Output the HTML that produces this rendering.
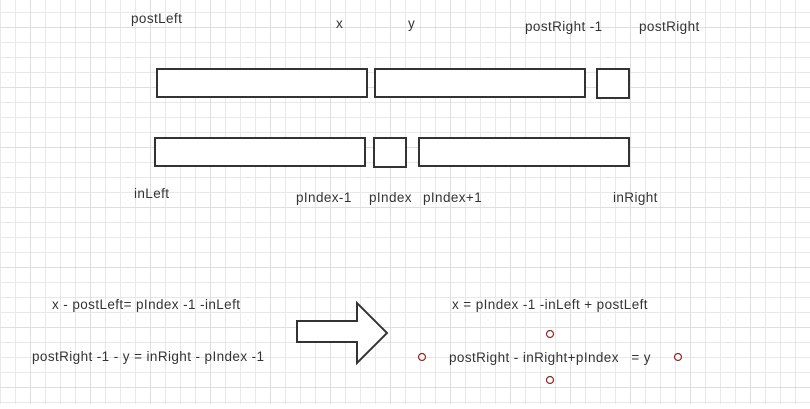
<!DOCTYPE html>
<html><head><meta charset="utf-8"><style>
html,body{margin:0;padding:0}
body{width:810px;height:404px;overflow:hidden;background:#fff}
svg text{font-family:"Liberation Sans",sans-serif;font-size:13.5px;letter-spacing:0.4px;fill:#333}
</style></head><body>
<svg width="810" height="404" xmlns="http://www.w3.org/2000/svg">
<defs>
<pattern id="minor" x="0" y="12" width="15" height="15" patternUnits="userSpaceOnUse">
<path d="M0.5 0V15M0 0.5H15" fill="none" stroke="#e8e8e8" stroke-width="1"/>
</pattern>
<pattern id="major" x="30" y="27" width="60" height="60" patternUnits="userSpaceOnUse">
<path d="M0.5 0V60M0 0.5H60" fill="none" stroke="#dedede" stroke-width="1"/>
</pattern>
</defs>
<rect width="810" height="404" fill="url(#minor)"/>
<rect width="810" height="404" fill="url(#major)"/>
<g fill="#fff" stroke="#333" stroke-width="2">
<rect x="157" y="69" width="210" height="28"/>
<rect x="375" y="69" width="210" height="28"/>
<rect x="597" y="69" width="32" height="29"/>
<rect x="155" y="138" width="210" height="28"/>
<rect x="374" y="138" width="32" height="29"/>
<rect x="419" y="138" width="210" height="28"/>
<path d="M297 321H357V303L387 333L357 363V342H297Z"/>
</g>
<text x="131" y="23">postLeft</text>
<text x="336" y="28">x</text>
<text x="408" y="28">y</text>
<text x="525" y="31">postRight -1</text>
<text x="639" y="31">postRight</text>
<text x="134" y="198">inLeft</text>
<text x="296" y="202">pIndex-1</text>
<text x="369" y="202">pIndex</text>
<text x="423" y="202">pIndex+1</text>
<text x="613" y="202">inRight</text>
<text x="52" y="309">x - postLeft= pIndex -1 -inLeft</text>
<text x="32" y="361">postRight -1 - y = inRight - pIndex -1</text>
<text x="452" y="309">x = pIndex -1 -inLeft + postLeft</text>
<text x="449" y="362" style="white-space:pre">postRight - inRight+pIndex   = y</text>
<g fill="none" stroke="#8b2a2a" stroke-width="1.2">
<circle cx="550" cy="334" r="3.5"/>
<circle cx="422" cy="357" r="3.5"/>
<circle cx="678" cy="357" r="3.5"/>
<circle cx="550" cy="380" r="3.5"/>
</g>
</svg>
</body></html>
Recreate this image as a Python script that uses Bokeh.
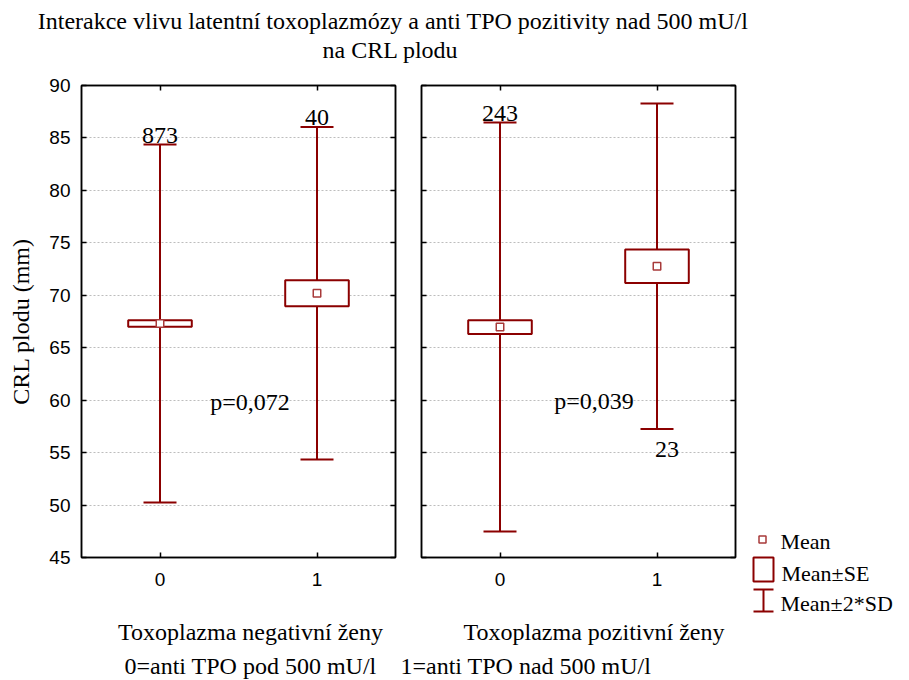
from bokeh.plotting import figure
from bokeh.models import Range1d, FixedTicker, LinearAxis, ColumnDataSource, Whisker, TeeHead
from bokeh.layouts import column, row
from bokeh.embed import file_html
from bokeh.resources import INLINE
from bokeh.core.properties import value

# ---------------- data ----------------
title_lines = ["Interakce vlivu latentní toxoplazmózy a anti TPO pozitivity nad 500 mU/l",
               "na CRL plodu"]
y_label = "CRL plodu (mm)"
categories = ["0", "1"]
x_pos = [0, 1]
y_ticks = [45, 50, 55, 60, 65, 70, 75, 80, 85, 90]
panel_names = ["Toxoplazma negativní ženy", "Toxoplazma pozitivní ženy"]
footnote = ["0=anti TPO pod 500 mU/l", "1=anti TPO nad 500 mU/l"]
legend_labels = ["Mean", "Mean\u00b1SE", "Mean\u00b12*SD"]

neg_mean = [67.31, 70.20]
neg_se = [0.32, 1.24]
neg_2sd = [17.07, 15.85]
neg_n = [873, 40]
neg_p = "p=0,072"

pos_mean = [66.97, 72.77]
pos_se = [0.65, 1.59]
pos_2sd = [19.50, 15.51]
pos_n = [243, 23]
pos_p = "p=0,039"

# ---------------- style ----------------
RED = "#8B0000"
MEAN_LINE = "#A83A3A"
SERIF = value("Liberation Serif")
SANS = "Liberation Sans"
FS = "24px"
ROW_H = 545


def style_axis(ax, labels):
    ax.major_tick_in = 5
    ax.major_tick_out = 0
    ax.minor_tick_line_color = None
    ax.axis_line_color = "black"
    ax.axis_line_width = 1.5
    ax.major_tick_line_color = "black"
    ax.major_tick_line_width = 1.5
    if labels:
        ax.major_label_text_font = SANS
        ax.major_label_text_font_size = "19px"
        ax.major_label_text_color = "black"
    else:
        ax.major_label_text_font_size = "1px"
        ax.major_label_text_color = None
        ax.major_label_standoff = 0


def make_panel(means, ses, sd2s, ns, ptext, p_xy, n_above, width, bl, br, ylabels):
    p = figure(width=width, height=ROW_H, x_range=Range1d(-0.5, 1.5), y_range=Range1d(45, 90),
               output_backend="svg", toolbar_location=None, frame_align=False,
               min_border_left=bl, min_border_right=br, min_border_top=15, min_border_bottom=58)
    p.outline_line_color = "black"
    p.outline_line_width = 1.5
    p.background_fill_color = "white"
    p.border_fill_color = "white"

    xt = FixedTicker(ticks=x_pos)
    yt = FixedTicker(ticks=y_ticks)

    bx = p.xaxis[0]
    bx.ticker = xt
    bx.major_label_overrides = {x: c for x, c in zip(x_pos, categories)}
    style_axis(bx, True)
    bx.major_label_standoff = 15

    ly = p.yaxis[0]
    ly.ticker = yt
    style_axis(ly, ylabels)
    if ylabels:
        ly.major_label_standoff = 11
        ly.axis_label = y_label
        ly.axis_label_text_font = "Liberation Serif"
        ly.axis_label_text_font_size = FS
        ly.axis_label_text_font_style = "normal"
        ly.axis_label_text_color = "black"
        ly.axis_label_standoff = 12

    ax_top = LinearAxis(ticker=xt)
    style_axis(ax_top, False)
    p.add_layout(ax_top, "above")
    ax_r = LinearAxis(ticker=yt)
    style_axis(ax_r, False)
    p.add_layout(ax_r, "right")

    p.xgrid.visible = False
    p.ygrid.ticker = yt
    p.ygrid.grid_line_color = "#BDBDBD"
    p.ygrid.grid_line_dash = "2 2"
    p.ygrid.grid_line_width = 1

    lo_sd = [m - s for m, s in zip(means, sd2s)]
    hi_sd = [m + s for m, s in zip(means, sd2s)]
    src = ColumnDataSource(dict(x=x_pos, mean=means, se2=[2 * s for s in ses],
                                lo=lo_sd, hi=hi_sd))

    w = Whisker(base="x", lower="lo", upper="hi", dimension="height", source=src,
                line_color=RED, line_width=2, level="underlay",
                lower_head=TeeHead(size=33, line_color=RED, line_width=2),
                upper_head=TeeHead(size=33, line_color=RED, line_width=2))
    p.add_layout(w)

    p.rect(x="x", y="mean", width=0.405, height="se2", source=src,
           fill_color="white", line_color=RED, line_width=2)
    p.scatter(x="x", y="mean", source=src, marker="square", size=7.5,
              fill_color="white", line_color=MEAN_LINE, line_width=1.5)

    # sample sizes
    up_x = [x for x, a in zip(x_pos, n_above) if a]
    up_y = [h for h, a in zip(hi_sd, n_above) if a]
    up_t = [str(n) for n, a in zip(ns, n_above) if a]
    dn_x = [x for x, a in zip(x_pos, n_above) if not a]
    dn_y = [l for l, a in zip(lo_sd, n_above) if not a]
    dn_t = [str(n) for n, a in zip(ns, n_above) if not a]
    if up_x:
        p.text(x=up_x, y=up_y, text=up_t, text_font=SERIF, text_font_size=FS,
               text_align="center", text_baseline="middle", y_offset=-9, text_color="black")
    if dn_x:
        p.text(x=dn_x, y=dn_y, text=dn_t, text_font=SERIF, text_font_size=FS,
               text_align="center", text_baseline="middle", y_offset=21, x_offset=10,
               text_color="black")

    p.text(x=[p_xy[0]], y=[p_xy[1]], text=[ptext], text_font=SERIF, text_font_size=FS,
           text_align="center", text_baseline="middle", text_color="black")
    return p


left = make_panel(neg_mean, neg_se, neg_2sd, neg_n, neg_p, (0.573, 59.84), [True, True],
                  398, 81, 3, True)
right = make_panel(pos_mean, pos_se, pos_2sd, pos_n, pos_p, (0.599, 59.93), [True, False],
                   347, 23, 10, False)


def blank(w, h, y0):
    # plain drawing area whose coordinates are page pixels (y downwards)
    f = figure(width=w, height=h, x_range=Range1d(0, w), y_range=Range1d(y0 + h, y0),
               output_backend="svg", toolbar_location=None, min_border=0, frame_align=False,
               x_axis_location=None, y_axis_location=None)
    f.outline_line_color = None
    f.xgrid.visible = False
    f.ygrid.visible = False
    f.background_fill_color = "white"
    f.border_fill_color = "white"
    return f


# legend (x relative to x=745 on the page)
leg = blank(164, ROW_H, 70)
leg.scatter(x=[17], y=[539], marker="square", size=7, fill_color="white",
            line_color=MEAN_LINE, line_width=1.5)
leg.rect(x=[18], y=[569], width=20, height=24, fill_color="white", line_color=RED, line_width=2)
leg.segment(x0=[18, 8, 8], y0=[589, 589, 611], x1=[18, 28, 28], y1=[611, 589, 611],
            line_color=RED, line_width=2)
leg.text(x=[35, 36, 35], y=[541, 573, 603], text=legend_labels, text_font=SERIF,
         text_font_size="22px", text_align="left", text_baseline="middle", text_color="black")

# title
top = blank(909, 70, 0)
top.text(x=[392.5, 390], y=[20, 49], text=title_lines, text_font=SERIF,
         text_font_size=FS, text_align="center", text_baseline="middle", text_color="black")

# bottom texts
bot = blank(909, 65, 615)
bot.text(x=[250, 593.5], y=[631, 631], text=panel_names, text_font=SERIF,
         text_font_size=FS, text_align="center", text_baseline="middle", text_color="black")
bot.text(x=[124, 400], y=[665, 665], text=footnote, text_font=SERIF,
         text_font_size=FS, text_align="left", text_baseline="middle", text_color="black")

layout = column(top, row(left, right, leg), bot)
open("out.html", "w").write(file_html(layout, INLINE))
•••••
• **Goal**: Work through the records line by line and tally those holding "that". Reply with the number alone.

• **Reply**: 2